The sculpture, called the Head of a King or Oba, preserved at the Rhode Island School of Design Museum (RISD), was among the objects presented to Nigeria during a ceremony at the Smithsonian Institution in Washington, D.C. on Tuesday.
The Benin Bronzes were stolen in 1897 when British colonial troops invaded and looted the Kingdom of Benin, now located in present-day Nigeria.
“In 1897, the ‘head of an Oba’ was stolen from the royal palace by Oba Ovonranwmen,” Sarah Ganz Blythe, acting director of the RISD museum, said in a statement.
“The RISD Museum worked with the National Commission of Museums and Monuments of Nigeria to bring this sculpture to the people of Nigeria where it belongs,” said Blythe.
Among the pieces stolen in the late 19th century were 29 that the Smithsonian Institution’s Board of Regents voted in June to return to Nigeria and an object from the National Gallery of Art, officials said.
“Today we address a historic injustice by returning the Benin Bronzes, magnificent examples of Benin culture and history,” wrote Lonnie Bunch III, founding director of the Smithsonian National Museum of African American History and Culture, on Twitter.

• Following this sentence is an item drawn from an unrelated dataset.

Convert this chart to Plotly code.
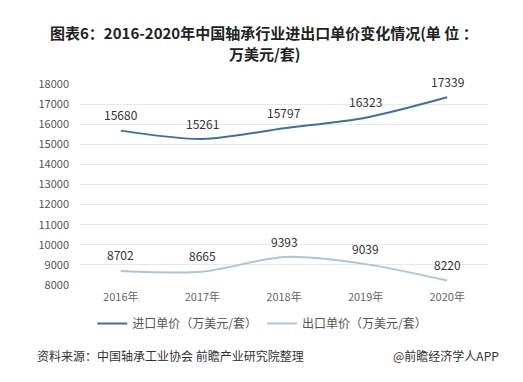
import plotly.graph_objects as go

years = ["2016年", "2017年", "2018年", "2019年", "2020年"]
import_price = [15680, 15261, 15797, 16323, 17339]
export_price = [8702, 8665, 9393, 9039, 8220]
import_name = "进口单价（万美元/套）"
export_name = "出口单价（万美元/套）"
y_ticks = [8000, 9000, 10000, 11000, 12000, 13000, 14000, 15000, 16000, 17000, 18000]
title_lines = ["图表6：2016-2020年中国轴承行业进出口单价变化情况(单 位 ：", "万美元/套)"]

FONT = "Noto Sans CJK SC"

fig = go.Figure()
fig.add_trace(go.Scatter(
    x=years, y=import_price, name=import_name, mode="lines",
    line=dict(color="#3d6fa3", width=2, shape="spline", smoothing=0.8),
))
fig.add_trace(go.Scatter(
    x=years, y=export_price, name=export_name, mode="lines",
    line=dict(color="#a8c6df", width=2, shape="spline", smoothing=0.8),
))

for series in (import_price, export_price):
    for xv, yv in zip(years, series):
        fig.add_annotation(
            x=xv, y=yv, text=str(yv), showarrow=False, yshift=16,
            font=dict(size=12, color="#333333", family=FONT),
        )

for line, ypos in zip(title_lines, (1.254, 1.152)):
    fig.add_annotation(
        text="<b>" + line + "</b>", xref="paper", yref="paper",
        x=0.451, y=ypos, xanchor="center", yanchor="middle", showarrow=False,
        font=dict(size=15, color="#222222", family=FONT),
    )

fig.update_layout(
    width=523, height=382,
    margin=dict(l=72, r=43, t=76, b=105, autoexpand=False),
    paper_bgcolor="white", plot_bgcolor="white",
    font=dict(family=FONT, color="#555555", size=11),
    xaxis=dict(
        type="category", range=[-0.5, 4.5], showgrid=False, showline=False,
        zeroline=False, ticks="", tickfont=dict(size=11, color="#666666"),
        ticklabelstandoff=4,
    ),
    yaxis=dict(
        range=[8000, 18000], tickvals=y_ticks, ticktext=[str(v) for v in y_ticks],
        showgrid=True, gridcolor="#e8e8e8", gridwidth=1, zeroline=False,
        showline=False, ticks="", tickfont=dict(size=11, color="#555555"),
        ticklabelstandoff=10,
    ),
    legend=dict(
        orientation="h", x=0.03, xanchor="left", y=-0.12, yanchor="top",
        font=dict(size=12, color="#555555"), itemwidth=30,
        bgcolor="rgba(0,0,0,0)",
    ),
    showlegend=True,
)

fig.add_annotation(
    text="资料来源：中国轴承工业协会 前瞻产业研究院整理", xref="paper", yref="paper",
    x=-0.11, y=-0.353, xanchor="left", yanchor="middle", showarrow=False,
    font=dict(size=12, color="#333333", family=FONT),
)
fig.add_annotation(
    text="@前瞻经济学人APP", xref="paper", yref="paper",
    x=1.032, y=-0.353, xanchor="right", yanchor="middle", showarrow=False,
    font=dict(size=12, color="#333333", family=FONT),
)

fig.write_html("out.html")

“Through this repatriation, we recognize a legacy of cultural theft and are doing our part to bring African culture back to Africans.”
The Head of a King, believed to be from the 17th century, was donated to the RISD Museum in 1939 by Lucy Truman Aldrich. It was acquired by the Knoedler Gallery in New York in 1935 in a sale of objects from the Kingdom of Benin. The museum said in a statement.
A French customs stamp on the inside indicates it was kept in a French collection.
The RISD museum said the sculpture was almost certainly one of the looted objects, although it was unable to link the piece to a specific French or British collection.
The bronze head represents an Oba or king of the Edo people of Benin in West Africa. The sculptures were commissioned by a new king in honor of a predecessor and placed on ancestral altars in the royal palace, the museum says.
The repatriation is part of a worldwide movement of cultural institutions to return artifacts stolen during the colonial wars.
In August, Germany signed an agreement to transfer ownership of Benin bronzes in its museums to Nigeria. The collection has been described as the most extensive transfer of museum artifacts from a colonial context to date and includes 512 objects that arrived in Berlin after the 1897 sack.
In the same month, the Horniman Museum and Gardens in London announced that it would donate a collection of 72 Benin bronzes to the Nigerian government.
Abba Isa Tijani, director general of Nigeria’s National Commission of Museums and Monuments, said she hoped the recent transfer would inspire other museums to return African artifacts.